Kim Marshall started saving more seriously over the past 10 years after she realised she “wasn’t getting any younger”. A well-timed promotion allowed her to start putting extra money towards a securing a comfortable retirement.
She says: “I’ve always been fairly sensible and have saved into a pension at the various companies I’ve worked for. I’ve also always been more of a saver than a spender.
“I make sure I pay off my credit card bills in full each month to avoid interest charges, and we have taken advantage of low interest rates to make regular overpayments on our mortgage.”
Marshall, who lives in Sussex with her husband, says: “Paying off debt seems a good foundation to our finances. But I have wanted to build a more adventurous investment strategy, with a view to perhaps retiring early.”
Marshall says her company pension gives a her “bit of leeway” when it comes to choosing where her money is invested. But she has chosen to stay in the default portfolio; a mix of UK and overseas shares.
“I’ve been quite lucky, most of these pension schemes have had fairly low charges, but they do seem to be quite conservatively-managed. Returns have been steady but not spectacular,” she says.
Risk On DIY Investing
As well as maximising her workplace pension contributions in recent years, she has also started to invest more into an ISA, which she holds with Charles Stanley Direct.
Here she takes a higher risk approach with a significant amount of her money going into emerging markets.
One of her first holdings was the JP Morgan Emerging Markets (JMG) investment trust. The trust has a Morningstar analyst rating of Silver, as well as a five-star performance rating. It has been managed by Austin Forey since 1994.
Morningstar analyst Simon Dorricott describes this trust as a “high-quality offering”. He says: “Forey’s process is tried and tested, taking a long-term approach and focusing on businesses that exhibit the following characteristics: attractive earnings, strong balance sheets, excess returns on capital, sustainable competitive advantage, an ability to grow market share and potential to generate significant shareholder value.”
This means the trust tends to have a bias towards financial and consumer staples. According to Morningstar data this trust has delivered annualised returns of 17.59% over the past three years. It has comfortably beaten its benchmark over a three, five and 10 year period.
Marshall says: “I’ve been pleased with the performance of this trust and it has encouraged me to invest other more specialist emerging market funds.”

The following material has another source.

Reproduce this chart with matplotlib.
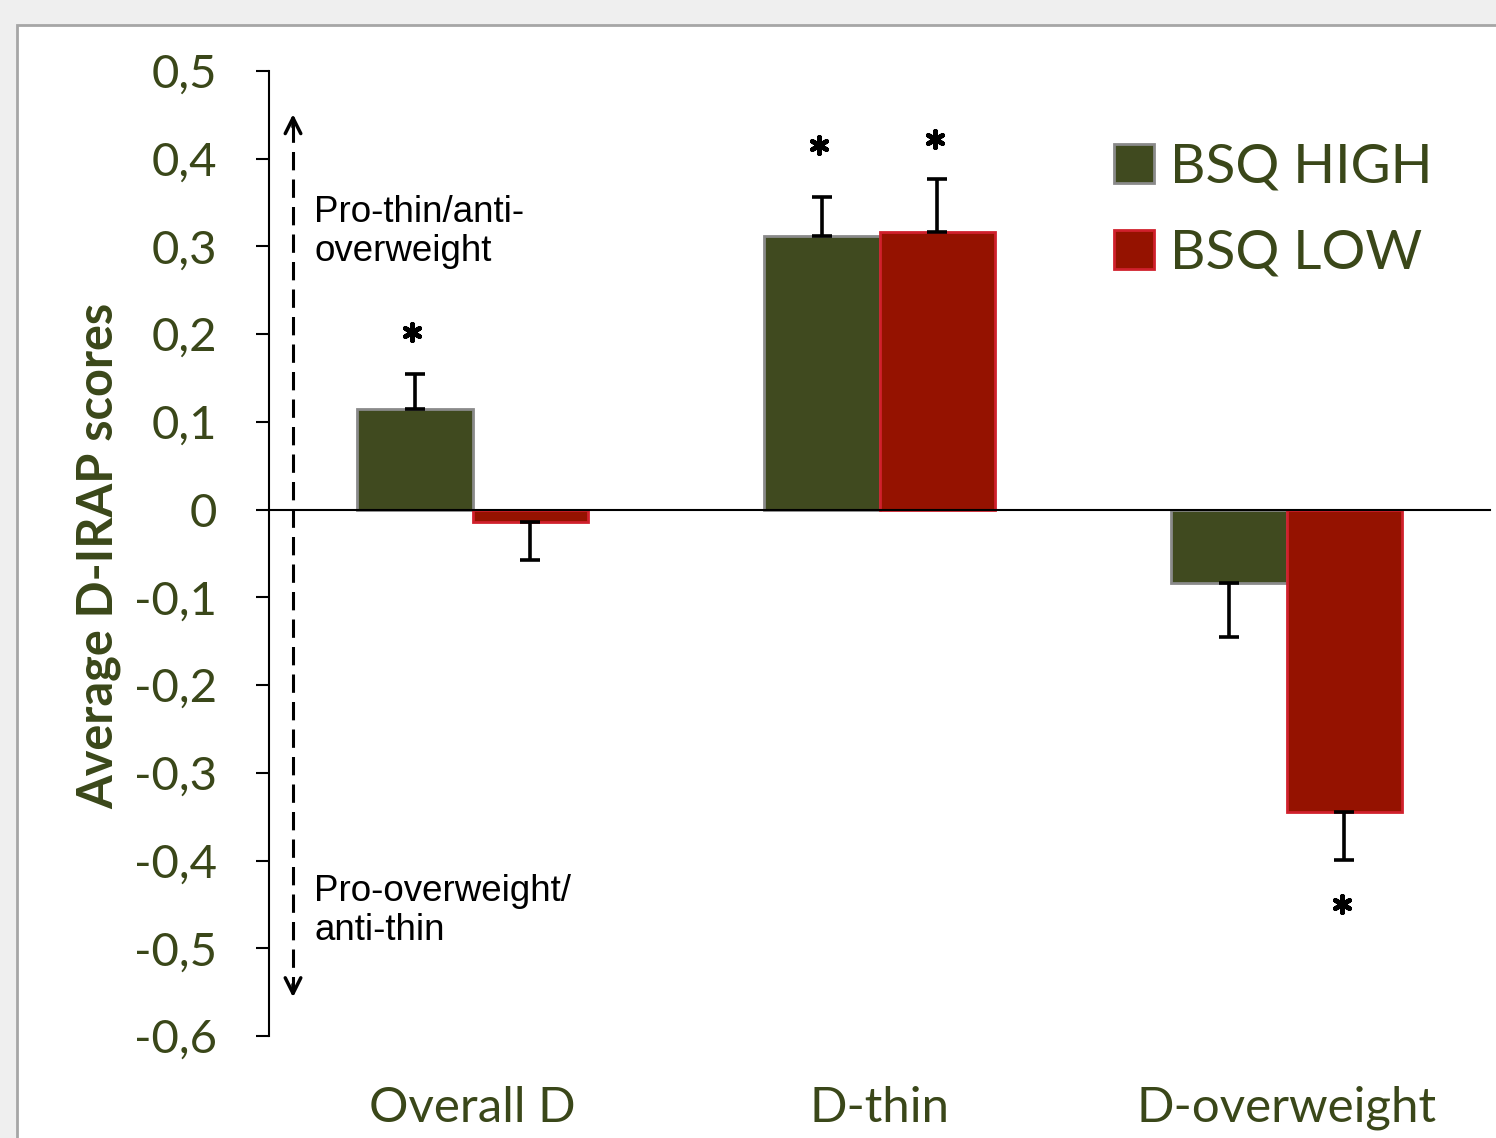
import numpy as np
import matplotlib
matplotlib.use('Agg')
import matplotlib.pyplot as plt
from matplotlib.patches import Rectangle

# mean D-IRAP scores per group
categories = ['Overall D', 'D-thin', 'D-overweight']
high = [0.115, 0.312, -0.084]
high_err = [0.040, 0.044, 0.061]
low = [-0.014, 0.316, -0.345]
low_err = [0.043, 0.061, 0.054]

# significance stars: (category, group offset sign, y)
star_cat = [0, 1, 1, 2]
star_grp = [-1, -1, 1, 1]
star_y = [0.203, 0.416, 0.422, -0.450]

yticks = [0.5, 0.4, 0.3, 0.2, 0.1, 0, -0.1, -0.2, -0.3, -0.4, -0.5, -0.6]

green_txt = '#3a4719'
c_high, e_high = '#404a1f', '#8a8a8a'
c_low, e_low = '#951200', '#d0202c'

fig = plt.figure(figsize=(14.96, 11.38), dpi=100, facecolor='#efefef')
fig.patches.append(Rectangle((17 / 1496, -0.01), 1.1, 1 - 25 / 1138 + 0.01,
                             transform=fig.transFigure, facecolor='white',
                             edgecolor='#a6a6a6', lw=2, zorder=-5))

ax = fig.add_axes([269 / 1496, 1 - 1036 / 1138, (1490 - 269) / 1496, (1036 - 71) / 1138])
ax.patch.set_alpha(0)

x = np.arange(len(categories))
w = 0.285


def one_sided(vals, errs):
    vals, errs = np.array(vals), np.array(errs)
    lower = np.where(vals < 0, errs, 0)
    upper = np.where(vals >= 0, errs, 0)
    return [lower, upper]


ekw = dict(ecolor='black', elinewidth=2.6, capsize=7.5, capthick=2.6)
ax.bar(x - w / 2, high, w, color=c_high, edgecolor=e_high, lw=2,
       yerr=one_sided(high, high_err), error_kw=ekw, label='BSQ HIGH', zorder=2)
ax.bar(x + w / 2, low, w, color=c_low, edgecolor=e_low, lw=2,
       yerr=one_sided(low, low_err), error_kw=ekw, label='BSQ LOW', zorder=2)

ax.scatter(x[star_cat] + np.array(star_grp) * w / 2 - 0.005, star_y, marker=(6, 2, 0),
           s=140, linewidths=3.4, color='black', zorder=3)

ax.set_xlim(-0.5, 2.5)
ax.set_ylim(-0.6, 0.5)
ax.spines['top'].set_visible(False)
ax.spines['right'].set_visible(False)
ax.spines['bottom'].set_position(('data', 0))
ax.spines['bottom'].set_linewidth(1.5)
ax.spines['left'].set_linewidth(1.5)
ax.set_xticks([])
ax.set_yticks(yticks)
ax.set_yticklabels([('%g' % t).replace('.', ',') for t in yticks],
                   fontfamily='Lato', fontsize=34, color=green_txt)
ax.tick_params(axis='y', direction='out', length=9.5, width=1.5, pad=28)

for xi, name in zip(x, categories):
    ax.text(xi, -0.0746, name, transform=ax.get_xaxis_transform(), ha='center', va='center',
            fontfamily='Lato', fontsize=35.5, color=green_txt)

fig.text(99 / 1496, 1 - 556 / 1138, 'Average D-IRAP scores', rotation=90, ha='center', va='center',
         fontfamily='Lato', fontweight='bold', fontsize=35, color=green_txt)

# dashed double arrow next to the axis
ax_x = -0.441
ax.plot([ax_x, ax_x], [0.44, -0.548], ls=(0, (6, 3)), color='black', lw=2.2, zorder=1)
ax.annotate('', xy=(ax_x, 0.454), xytext=(ax_x, 0.433),
            arrowprops=dict(arrowstyle='->', lw=2.5, mutation_scale=28, color='black'))
ax.annotate('', xy=(ax_x, -0.559), xytext=(ax_x, -0.538),
            arrowprops=dict(arrowstyle='->', lw=2.5, mutation_scale=28, color='black'))

ax.text(-0.389, 0.316, 'Pro-thin/anti-\noverweight', ha='left', va='center',
        fontfamily='Liberation Sans', fontsize=26.5, linespacing=1.15, color='black')
ax.text(-0.389, -0.458, 'Pro-overweight/\nanti-thin', ha='left', va='center',
        fontfamily='Liberation Sans', fontsize=26.5, linespacing=1.15, color='black')

leg = ax.legend(loc='upper left', bbox_to_anchor=(1087 / 1496, 1 - 115 / 1138),
                bbox_transform=fig.transFigure, frameon=False, borderpad=0,
                handlelength=0.72, handleheight=0.72, handletextpad=0.3, labelspacing=0.68,
                prop={'family': 'Lato', 'size': 39.5}, labelcolor=green_txt)

fig.savefig('out.png', dpi=100, facecolor=fig.get_facecolor())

Latin America Proves Volatile
These includes an investment in BlackRock Latin American investment trust (BRLA). She says: “This has been a more volatile investment. There have been periods when valuations have increased significantly, but there have also been some dramatic downturns too.”
However, she appreciates that this is “what you have to expect” with emerging market investments.
She concludes: “Overall I have seen a small but positive return on my money, so am sticking with this for the longer term. There certainly seems to be long-term opportunities in these areas.”
According to Morningstar data this trust has produced annualised returns of 15.34% over the past three years, but the benchmark index is up 17.13%.
Bronze Rated Income Fund
Marshall also invests in JP Morgan’s Emerging Markets Income fund. She says: “This is a more recent investment. There seems to be quite a crop of emerging market income funds. I have been happy with my other JP Morgan holdings so decided to stick with the same asset manager.”
This fund has a Bronze Rating from Morningstar analysts. Dorricott says: “Strong resources and a robust process makes this an attractive option for investors seeking income-orientated exposure to emerging markets.”
According to Morningstar data the fund has produced annualised returns of 14.51% over the past three years.
Marshall says: “My other finances are pretty steady, so I can afford to take a bit more risk with my ISA. I view these as long-term investments; I am hoping if I keep drip feeding money into emerging markets this will help produce a decent nest egg, allowing me a bit more flexibility over when I retire.”